McDaniel v. Troy Design Services Co
In McDaniel v. Troy Design Services Co., 186 Ariz. 552, 925 P.2d 693 (App. 1996), the Court addressed whether a general employer, Troy Design, could be held liable for an accident that occurred while the Troy Design employee was in service to General Motors Corporation ("GM"). 186 Ariz. at 553-54, 925 P.2d at 694-95.
The Court noted that although Troy Design could hire and fire its employees, require its employees to comply with GM work rules, and sign time records, GM had "the exclusive right to control the lent employee's work activities at the GM proving ground" because GM supervised all of the employees' daily work activities, including "where, when, and how to work." Id. at 555, 925 P.2d at 696.
The Court concluded therefore that Troy Design could not be held vicariously liable. Id. at 556-57, 925 P.2d at 697-98. In McDaniel, the plaintiff argued that the general employer had concurrent control with the special employer of the employee's performance. 186 Ariz. at 555, 925 P.2d at 696.
The plaintiff pointed to the contract between the general and special employer, which provided that the special employer "was responsible:
(1) to hire and fire employees;
(2) to require employee compliance with the special employer's work rules;
(3) to sign time records, and;
(4) to comply with equal employment opportunity laws." Id.
The Court recognized the contract as giving the general employer "some degree of control over its employees" but noted that such was insufficient for establishing vicarious liability because the evidence was undisputed that the special employer "had the exclusive right to control the employee's work activities." Id.

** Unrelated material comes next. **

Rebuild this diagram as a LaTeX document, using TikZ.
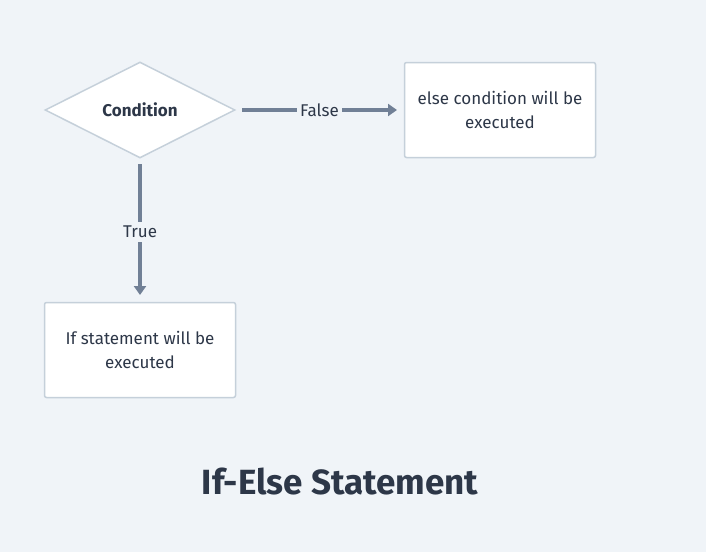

This evidence was not derived from the contract but rather from testimony that "all the supervision . . . was done by the special employer's employees" and testimony that the special employer was "in charge of all of the employees' working conditions at the proving grounds, including where, when, and how to work." Id.
In McDaniel, the Court noted that both employers could be held vicariously liable if both had a "joint right to control the performance" of the employee's work at the special employer's site. 186 Ariz. at 556, 925 P.2d at 697.
The Court reiterated that "control or right to control determines liability" and that there will be no finding of liability if "command has been surrendered." Id.
In McDaniel v. Troy Design Services Co., the court's majority held that the general employer's "control over the administrative aspects of the lent employee's employment is insufficient to subject the general employer to vicarious liability for the lent employee's negligence in the performance of his work" when the special employer "exclusively controlled the particular service the lent employee performed at the job site." 186 Ariz. at 556, 925 P.2d at 697.
In that case, the lent employee was employed by a labor broker and had been assigned to work at a special employer's job site pursuant to the labor broker's contract with the special employer. Id. at 554, 925 P.2d at 695.
The labor broker was responsible for hiring and firing employees, paying their wages and workers' compensation insurance, requiring their compliance with the special employer's work rules, signing time records, and complying with equal employment opportunity laws. Id. at 555-56, 925 P.2d at 696-97.
The labor broker also could reassign employees to other employers. Id. at 555, 925 P.2d at 696.
In addition, its regional manager visited the special employer's job site twice a week to resolve employee problems. Id.
The court concluded that the lent employee doctrine applied and that summary judgment should have been entered in favor of the general employer, the labor broker.